Keywords in SeRQL are all case-insensitive, this in contrast to variable names; these are case-sensitive.
URIs
There are two ways to write down URIs in SeRQL: either as full URIs or as abbreviated URIs. Full URIs must be surrounded with "<" and ">". Examples of this are:
- <http://www.openrdf.org/index.html>
- <mailto:sesame@openrdf.org>
- <file:///C:\rdffiles\test.rdf>
As URIs tend to be long strings with the first part being shared by several of them (i.e. the namespace), SeRQL allows one to use abbreviated URIs (or Qnames) by defining (short) names for these namespaces which are called "prefixes". A Qname always starts with one of the defined prefixes and a colon (":"). After this colon, the part of the URI that is not part of the namespace follows. The first part, consisting of the prefix and the colon, is replaced by the full namespace by the query engine. An example Qname is:
- sesame:index.html
Literals
RDF literals consist of three parts: a label, a language tag, and a datatype. The language tag and the datatype are optional and at most one of these two can accompany a label (a literal can not have both a language tag and a datatype). The notation of literals in SeRQL has been modelled after their notation in N-Triples; literals start with the label, which is surrounded by double quotes, optionally followed by a language tag with a "@" prefix or by a datatype URI with a "^^" prefix. Example literals are:
- "foo"
- "foo"@en
- "<foo/>"<http://www.w3.org/1999/02/22-rdf-syntax-ns#XMLLiteral>
Path expressions
One of the most prominent parts of SeRQL are path expressions. Path expressions are expressions that match specific paths through an RDF graph. Most current RDF query languages allow you to define path expressions of length 1, which can be used to find (combinations of) triples in an RDF graph.

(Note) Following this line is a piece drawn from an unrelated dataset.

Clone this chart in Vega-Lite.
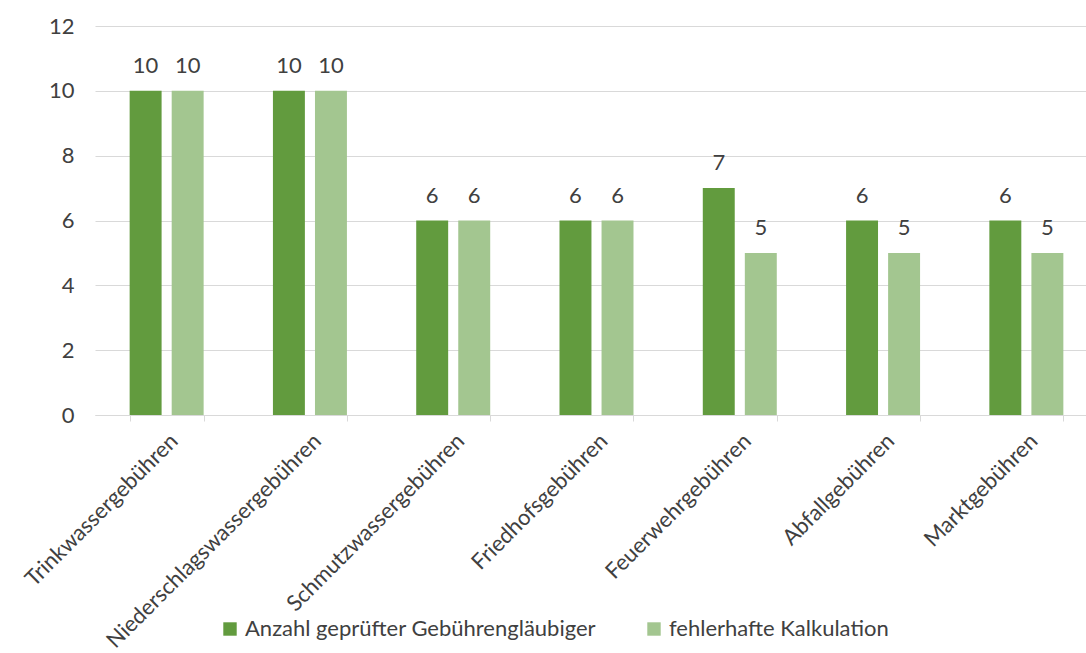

SeRQL, like RQL, allows you to define path expressions of arbitrary length.
Imagine that we want to query an RDF graph for persons who work for companies that are IT companies. Querying for this information comes down to finding the following pattern in the RDF graph. The SeRQL notation for path expressions is written down as:
{Person} foo:worksFor {Company} rdf:type {foo:ITCompany}
Short cuts
{subj1} pred1 {obj1, obj2, obj3}
is equivalent to
{subj1} pred1 {obj1},
{subj1} pred1 {obj2},
{subj1} pred1 {obj3}
{subj1} pred1 {obj1};
pred2 {obj2}
is equivalent to
{subj1} pred1 {obj1},
{subj1} pred2 {obj2}
Optional path expressions
Consider an RDF graph that contains information about people that have names, ages, and optionally e-mail addresses. This is a situation that is likely to be very common in RDF data. A logical query on this data is a query that yields all names, ages and, when available, e-mail addresses of people, e.g.:
{Person} person:name {Name};
person:age {Age};
person:email {EmailAddress}
Select and construct queries
The SeRQL query language supports two querying concepts. The first one can be characterized as returning a table of values, or a set of variable-value bindings. The second one returns a true RDF graph, which can be a subgraph of the graph being queried, or a graph containing information that is derived from it. The first type of queries are called "select queries", the second type of queries are called "construct queries".
Both types of queries are very similar to SQL queries. Simplifying select queries looks like:
SELECT DISTINCT variable list FROM path list WHERE logic conditions USING NAMESPACE namespace definition
and construct queries:
CONSTRUCT
path list
FROM
path list
WHERE
logic conditions
USING NAMESPACE
namepace definition
Examples
Description: Find all artefacts whose English title contains the string "night" and the museum where they are exhibited. The artefact must have been created by someone with first name "Rembrandt". The artefact and museum should both be represented by their titles.
SELECT DISTINCT
label(ArtefactTitle), MuseumName
FROM
{Artefact} arts:created_by {} arts:first_name {"Rembrandt"},
{Artefact} arts:exhibited {} dc:title {MuseumName},
{Artefact} dc:title {ArtefactTitle}
WHERE
isLiteral(ArtefactTitle) AND
lang(ArtefactTitle) = "en" AND
label(ArtefactTitle) LIKE "*night*"
USING NAMESPACE
dc = <http://purl.org/dc/elements/1.0/>,
arts = <http://www.arts.com/schema.rdf#>
This query derives that an artist who has created a painting, is a painter. The relation between the painter and the painting is modelled to be art:hasPainted.
CONSTRUCT
{Artist} rdf:type {art:Painter};
art:hasPainted {Painting}
FROM
{Artist} rdf:type {art:Artist};
art:hasCreated {Painting} rdf:type {art:Painting}
USING NAMESPACE
rdf = <http://www.w3.org/1999/02/22-rdf-syntax-ns#>,
art = <http://www.arts.com/rdf-schema.rdf#>
More information
More information on the SeRQL query language like list of all the operators and functions and grammar in BNF can be found on http://www.openrdf.org/doc/users/ch06.html.
Main advantages
- Sesame is fairly easy to install and use,
- it can be used both as a jar library in an application and a server,
- server installation gives the possibility of changing it to some other repository with minimal changes to the existing code if there is a proper intermediate layer between the application and server,
- it supports HTTP interface,
- it is open source,
- it is written in Java, which makes it platform independent,
- it supports two most popular open source RDBMS: PostgreSQL and MySQL, the later is already used in the project,
- simple to learn query language.
Possibility of use for MarcOnt
There is a possibility of use Sesame in MarcOnt for storing ontologies and using its query language.
The most likely configuration fit for use for MarcOnt is as a server deployed in Tomcat and MySQL as storage. Both needed prerequisites are already used in the project which is in favour of this solution.
Possible utilizing of the change tracking feature needs further study of Ontology Middleware Module and its possibilities in comparison with MarcOnt requirements.